Supermodel

Back in the nineties, when ‘supermodels’ were just starting to be massively-paid celebrities in their own right, Israeli-born Avichai Cohen appeared to have it made...

3 min

Rivka Levy

Posted on 14.08.23

Back in the nineties, when ‘supermodels’ where just starting to be massively-paid celebrities in their own right, Israeli-born Avichai Cohen appeared to have it made. With his piercing blue eyes and chiselled chin, companies were falling over themselves to have Avichai be ‘their’ model.

 

Very quickly, he became ‘the’ male supermodel in Israel, and was in demand for everything from drinking cola to wearing a particular make of sunglasses.

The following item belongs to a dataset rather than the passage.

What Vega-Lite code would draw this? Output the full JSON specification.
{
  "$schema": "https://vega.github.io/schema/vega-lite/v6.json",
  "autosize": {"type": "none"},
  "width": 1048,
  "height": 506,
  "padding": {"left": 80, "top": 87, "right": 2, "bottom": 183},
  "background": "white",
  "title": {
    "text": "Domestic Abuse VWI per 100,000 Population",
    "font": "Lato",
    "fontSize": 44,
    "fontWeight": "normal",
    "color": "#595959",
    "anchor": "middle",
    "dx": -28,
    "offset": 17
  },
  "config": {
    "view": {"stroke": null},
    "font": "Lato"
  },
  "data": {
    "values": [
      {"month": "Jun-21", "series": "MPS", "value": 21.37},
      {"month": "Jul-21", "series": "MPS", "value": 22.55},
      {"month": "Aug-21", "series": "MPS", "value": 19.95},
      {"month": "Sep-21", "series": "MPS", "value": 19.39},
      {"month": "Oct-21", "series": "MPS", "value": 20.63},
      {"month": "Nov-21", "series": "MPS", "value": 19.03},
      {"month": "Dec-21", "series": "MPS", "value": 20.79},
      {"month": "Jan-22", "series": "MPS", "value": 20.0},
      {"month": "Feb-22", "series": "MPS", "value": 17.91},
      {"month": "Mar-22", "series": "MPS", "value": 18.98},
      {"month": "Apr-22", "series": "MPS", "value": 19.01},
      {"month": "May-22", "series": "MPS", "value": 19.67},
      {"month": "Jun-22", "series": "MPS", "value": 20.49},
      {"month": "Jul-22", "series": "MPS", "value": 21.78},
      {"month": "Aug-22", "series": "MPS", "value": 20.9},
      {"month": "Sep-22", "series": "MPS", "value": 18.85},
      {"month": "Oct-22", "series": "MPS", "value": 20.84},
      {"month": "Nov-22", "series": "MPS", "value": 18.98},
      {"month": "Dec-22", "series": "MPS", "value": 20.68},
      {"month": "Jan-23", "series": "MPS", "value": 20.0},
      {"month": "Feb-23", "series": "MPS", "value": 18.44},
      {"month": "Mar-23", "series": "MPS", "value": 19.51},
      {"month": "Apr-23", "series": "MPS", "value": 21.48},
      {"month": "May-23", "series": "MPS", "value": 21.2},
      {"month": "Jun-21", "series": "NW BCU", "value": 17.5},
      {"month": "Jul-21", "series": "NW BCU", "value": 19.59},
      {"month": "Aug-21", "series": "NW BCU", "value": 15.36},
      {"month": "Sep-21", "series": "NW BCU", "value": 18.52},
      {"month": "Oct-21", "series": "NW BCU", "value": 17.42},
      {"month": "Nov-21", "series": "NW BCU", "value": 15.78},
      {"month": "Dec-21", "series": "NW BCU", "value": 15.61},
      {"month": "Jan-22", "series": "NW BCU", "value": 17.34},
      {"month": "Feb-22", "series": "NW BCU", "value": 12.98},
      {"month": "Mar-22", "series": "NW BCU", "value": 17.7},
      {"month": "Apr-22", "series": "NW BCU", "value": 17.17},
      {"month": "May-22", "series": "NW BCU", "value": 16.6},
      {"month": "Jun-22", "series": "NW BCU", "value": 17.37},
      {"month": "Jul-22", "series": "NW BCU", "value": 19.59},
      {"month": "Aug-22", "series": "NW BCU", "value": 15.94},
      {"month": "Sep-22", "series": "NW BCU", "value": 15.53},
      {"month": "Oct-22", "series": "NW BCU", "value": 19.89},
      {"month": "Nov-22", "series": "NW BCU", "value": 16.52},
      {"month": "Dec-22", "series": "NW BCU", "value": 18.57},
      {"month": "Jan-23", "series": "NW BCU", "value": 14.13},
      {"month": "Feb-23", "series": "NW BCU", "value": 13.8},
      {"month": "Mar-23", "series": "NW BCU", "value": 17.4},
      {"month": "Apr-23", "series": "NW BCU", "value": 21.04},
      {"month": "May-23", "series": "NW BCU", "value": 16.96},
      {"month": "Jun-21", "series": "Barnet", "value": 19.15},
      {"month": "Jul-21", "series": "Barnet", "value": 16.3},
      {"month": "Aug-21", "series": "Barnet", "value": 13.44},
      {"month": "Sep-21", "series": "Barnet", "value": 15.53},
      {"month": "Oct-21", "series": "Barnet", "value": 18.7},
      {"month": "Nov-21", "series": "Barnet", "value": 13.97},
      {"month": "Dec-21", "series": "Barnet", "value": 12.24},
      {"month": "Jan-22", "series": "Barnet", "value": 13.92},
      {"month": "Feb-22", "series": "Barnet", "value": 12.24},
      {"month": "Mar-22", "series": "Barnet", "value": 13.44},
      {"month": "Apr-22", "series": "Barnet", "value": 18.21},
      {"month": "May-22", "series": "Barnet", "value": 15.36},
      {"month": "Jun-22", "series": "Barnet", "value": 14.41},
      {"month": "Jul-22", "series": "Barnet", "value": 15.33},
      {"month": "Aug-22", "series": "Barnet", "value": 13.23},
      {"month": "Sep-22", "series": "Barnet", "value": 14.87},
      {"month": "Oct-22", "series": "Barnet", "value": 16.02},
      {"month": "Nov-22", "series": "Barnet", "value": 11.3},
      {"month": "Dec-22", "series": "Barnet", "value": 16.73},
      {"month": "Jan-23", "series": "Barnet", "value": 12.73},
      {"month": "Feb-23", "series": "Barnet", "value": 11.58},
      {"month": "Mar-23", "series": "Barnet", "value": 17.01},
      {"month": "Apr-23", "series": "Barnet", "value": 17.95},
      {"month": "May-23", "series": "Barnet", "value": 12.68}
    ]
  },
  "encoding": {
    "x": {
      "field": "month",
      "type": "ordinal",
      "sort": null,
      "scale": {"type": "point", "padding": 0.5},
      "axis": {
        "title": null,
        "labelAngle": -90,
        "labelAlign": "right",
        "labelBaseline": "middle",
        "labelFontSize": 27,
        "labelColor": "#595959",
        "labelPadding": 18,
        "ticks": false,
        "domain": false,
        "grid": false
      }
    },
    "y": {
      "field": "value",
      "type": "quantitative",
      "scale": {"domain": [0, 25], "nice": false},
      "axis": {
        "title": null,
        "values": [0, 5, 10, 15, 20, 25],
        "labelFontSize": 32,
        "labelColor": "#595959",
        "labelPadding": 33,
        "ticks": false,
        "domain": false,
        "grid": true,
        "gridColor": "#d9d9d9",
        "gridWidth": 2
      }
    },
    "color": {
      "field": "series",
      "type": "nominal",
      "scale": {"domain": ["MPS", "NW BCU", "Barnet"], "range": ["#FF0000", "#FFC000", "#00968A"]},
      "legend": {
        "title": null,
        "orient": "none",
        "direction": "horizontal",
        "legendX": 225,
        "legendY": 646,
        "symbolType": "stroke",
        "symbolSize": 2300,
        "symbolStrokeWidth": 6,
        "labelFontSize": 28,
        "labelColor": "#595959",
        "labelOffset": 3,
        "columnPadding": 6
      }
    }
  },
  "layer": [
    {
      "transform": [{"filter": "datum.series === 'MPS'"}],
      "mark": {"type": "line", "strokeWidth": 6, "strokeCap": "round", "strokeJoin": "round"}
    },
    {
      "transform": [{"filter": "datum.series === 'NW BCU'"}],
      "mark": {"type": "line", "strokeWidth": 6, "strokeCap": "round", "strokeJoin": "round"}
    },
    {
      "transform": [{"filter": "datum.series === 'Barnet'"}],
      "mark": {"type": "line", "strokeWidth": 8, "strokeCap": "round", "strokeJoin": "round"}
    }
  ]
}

Within a very short amount of time, the catwalks of Milan and New York heard about Avichai, and he started to get bookings from designers like Dolce & Gabbana and Yves Saint Laurent.
 
But as his bank account and fame continued to grow, Avichai’s soul was withering away – and he knew it. The supermodel had grown up in a traditional home, but he’d never been taught to really have a connection with Hashem; the torah he learnt in school was ‘book smarts’, not ‘soul smarts’.
 
So when he started to look for a more spiritual dimension to his life, he researched everything but Judaism, and started going to one place of religious instruction after another. But each time, Avichai’s searching neshama would find the inherent contradictions in the creeds and belief systems he was being taught about, and he’d go on to the next one.
 
One of his last stops was at a Buddhist center, where Avichai complained to the spiritual leader that he couldn’t seem to find a spiritual system where faith and intellect could happily co-exist, side-by-side. As soon as the faith systems he’d been learning about were held up to any rigorous intellectual scrutiny, they collapsed under the weight of their own contradictions.
 
The leader of the Buddhist center – who didn’t know that he was a Jew – told him: “My son; the only place where spiritual faith and intellectual knowledge come together is in the Jewish Kabbalah. You should go and study those books.”
 
Avichai was stunned; he’d literally been around the world searching for G-d and real meaning in his life, and here he was being told that G-d had always been in his back yard.
 
A lot of people would have maybe stopped there. But not Avichai. He immediately went out and bought every book on Kabbalah he could find, and devoured them. All of a sudden, after going through all the other religions and ‘isms’ and finding the Achilles Heel in every single one, he understood that Judaism simply didn’t have a ‘weak point’. It was the real deal.
 
And that’s when Avichai had a very difficult choice to make. He could be a supermodel and a practicing Buddhist, no problem. But to be a supermodel and a practicing Jew? The two things simply didn’t go together, couldn’t go together. Even if he could somehow work things out that he would only eat kosher food and avoid photo-shoots and assignments on Shabbat, the very nature of the work itself went against the Torah.
 
So he quit.
 
The media in Israel went wild: what happened to Avichai, the Israeli supermodel? How could he give up that glamorous, globe-trotting, money-making lifestyle – just to do teshuva?
 
A couple of months after he’d returned to the religion of his fathers, Avichai appeared on a popular Israeli TV show to answer the questions directly. He explained that he had been on a mission to find out what was the purpose of life. Why are we here? What does it all mean?
 
And once he’d started asking that question, the only place where he got a satisfactory answer was in the Torah. And once he’d discovered that truth, he understood that he had to change his life to fit in with it, instead of trying to bend the truth to accommodate his lifestyle.
 
Today, Avichai lives with his wife and family in a neighborhood of Jerusalem. In place of the highlights and designer sunglasses, Avichai has the long peyot and shaved head that characterizes many Chassidim.
 
He spends his days learning Torah in the Belz Beit Midrash in Jerusalem, and he’s got that inner happiness that radiates out of people who really do know why they are here on this planet.
 
I got to hear Avichai’s story because the film school at Torat Chaim Yeshiva, the world’s only orthodox film school, taped Avichai for one of their productions. It was great.
 
But when I saw the film, it gave me a real jolt to see the ‘before’ and ‘after’ pictures of Avichai. What gave me the biggest jolt was to realize how caught up on externals I still appear to be. A bit of me was actually a little disappointed that he’d gone to the ‘extreme’ of shaving his head.
 
“What? He couldn’t be frum in a more normal-looking way?”
 
Once I caught myself thinking that, I had my own moment of truth. And I realized, deep down, that it’s much harder to take the exile out of the Jew than it is to take the Jew out of exile.
 
So now I have my own bit of soul-searching and rectification to work on. But when it comes to letting go of external appearances and following the truth, wherever it takes me, I couldn’t have a better role model than Avichai Cohen.